Insurers with internal asset management (Allianz, AXA, Manulife) enjoy synergies, enabling bespoke liability-matching solutions and enhancing net investment income — a material component of profitability for life insurers.
Frequently asked questions about the list and rankings
Q: Are rankings by assets better than rankings by premiums?
A: Neither is perfect; assets capture the capacity to back claims and manage investments, while premiums measure underwriting activity and market share. This article focuses on consolidated assets as the primary comparator because assets directly reflect the size of commitments that back policyholder promises.
Q: Why do conglomerates like Berkshire Hathaway appear high in some lists?
A: Berkshire’s consolidated assets are enormous because the holding company includes operating companies outside insurance (railways, utilities). When considering only pure insurance comparators, some proprietary lists may adjust for non-insurance businesses.

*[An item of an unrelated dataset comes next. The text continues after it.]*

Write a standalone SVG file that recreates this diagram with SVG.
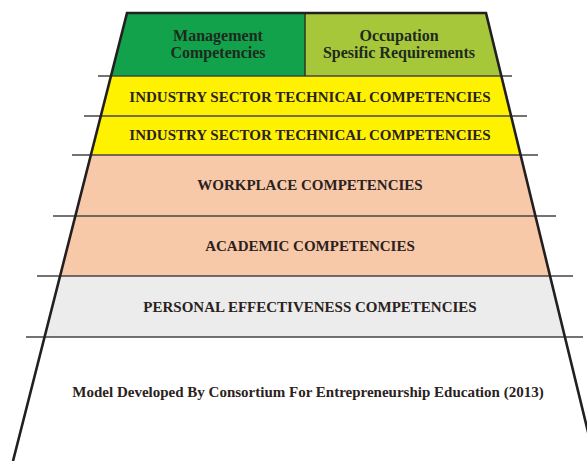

Q: Will the Top 20 change quickly?
A: The upper tier is relatively stable because building the capital and distribution to rival today’s leaders is time-consuming. However, rapid growth in Asian markets, consolidation and major M&A can reshuffle mid-ranking positions over a few years.
Practical meaning of scale in insurance
The Top 20 global insurance companies in 2025 are institutions of extraordinary economic significance. Their consolidated balances and asset management roles make them central players in capital markets, in national recovery after catastrophe, and in the design of retirement systems. The ranking presented here — guided by consolidated asset scale and corroborated by industry compendia — reveals several enduring truths:
- Scale provides resilience: larger capital buffers and diversified income help weather shocks.
- Distribution matters: global reach, bancassurance, digital platforms and agents determine growth trajectories.
- Investment capability differentiates: insurers that manage large AUMs can improve returns and offer integrated solutions.
- Regulation and ESG will shape strategy: prudential regimes, climate policy and sustainable finance commitments are now central to strategic planning.
This article aimed to be both a snapshot of 2025 and a primer on why the ranking matters. For readers who advise clients, manage pensions, broker corporate coverage, or choose personal protection, understanding the scale, strengths and strategic direction of the industry’s largest firms is essential. The Top 20 are not merely the biggest names on the letterhead — they are the stewards of global financial resilience.